Today's post is an excerpt from the book 100 Techniques for Professional Wedding Photographers, by Bill Hurter. It is available from Amazon.com and other fine retailers.
Tip # 30. Photographing Larger Groups
As people gather for large group portraits, have them put their drinks down before they enter the staging area, then arrange the group so that the bride and groom are the center of interest and everyone else’s face can be seen (tell everyone that they need to be able to see you with both eyes to be seen in the photo). Look for a high vantage point, such as a balcony or second-story window, from which you can make the portrait. You can also use your trusty stepladder, but be sure someone holds it steady—particularly if you’re at the very top. Use a wide-angle lens and focus about a third of the way into the group, using a moderate taking aperture to keep everyone sharply focused. Another trick is to have the last row in a group lean in while having the first row lean back, thus creating a shallower subject plane, making it easier to hold the focus across the entire group.
This is the “bouquet of flowers” treatment for groups. Shooting from directly above to capitalize on the symmetry of the composition, Dan Doke created a beautiful portrait of the bride and her maids. Using an 85mm lens, the perspective is good and normal. With a wide-angle lens, faces this close to the frame edges would have been distorted.
Tip #31. Speeding Up Your Group Portraits
The best man and ushers can usually be persuaded to help organize large group photos. Be sure to have everyone make it sound like fun—it should be. One solution is to make your formal groups at the church door as the couple and bridal party emerge. Everyone in the wedding party is present and the parents are nearby. If you don’t have a lot of time to make these groups, this is a great way to get them all at once—in under five minutes.
Tip #32. Control the Focus Field
Adjust the Camera Angle. With large groups, raising the camera height and angling the camera downward keeps the film plane more parallel to the plane of the group’s faces. Doing this does not change the depth of field, but it optimizes the plane of focus to accommodate the depth of the group. This makes it possible to get both the front and back rows in focus.
Adjust the Subject Distance. If your subjects are in a straight line, those at the ends of the group will be proportionately farther away from the lens than those in the middle of the lineup (unless you are working at a great distance from the subjects). As a result, those farthest from the lens will be difficult to keep in focus. The solution is to bend the group, having the middle of the group step back and the ends of the group step forward so that all of the people are at the same relative distance to the camera. To the camera, the group will still look like a straight line, but by distorting the plane of sharpness you will be able to accommodate the entire group.

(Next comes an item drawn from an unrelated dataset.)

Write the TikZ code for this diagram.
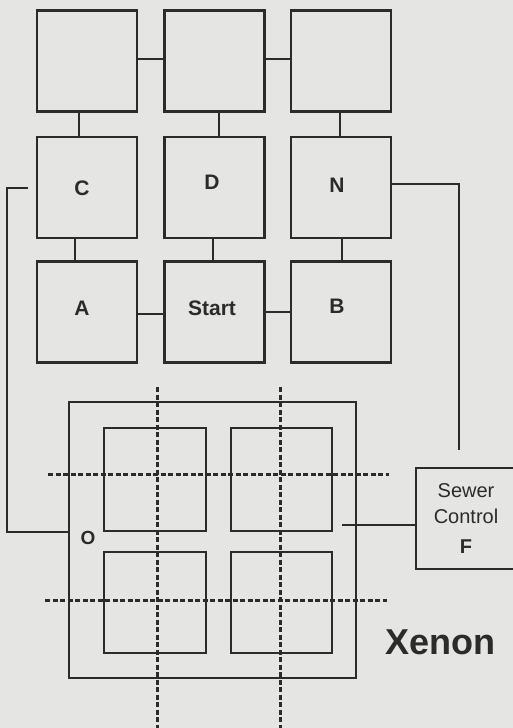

Ben Chen used a beautiful spiral staircase as the framework for this formal wedding portrait. He lit the scene with his on-camera 580EX strobe bounced into the ceiling. Notice how each person in the group looks great—even the little ones.
This is a fun group shot of a huge wedding party done by JB Sallee. Titled Jump, Damn It!, this is a straight-line composition. The group has a good dynamic created by the fact that over half of the group could not take directions very well. The up-and-down head heights produces its own kind of dynamic line that seems to work in this composition.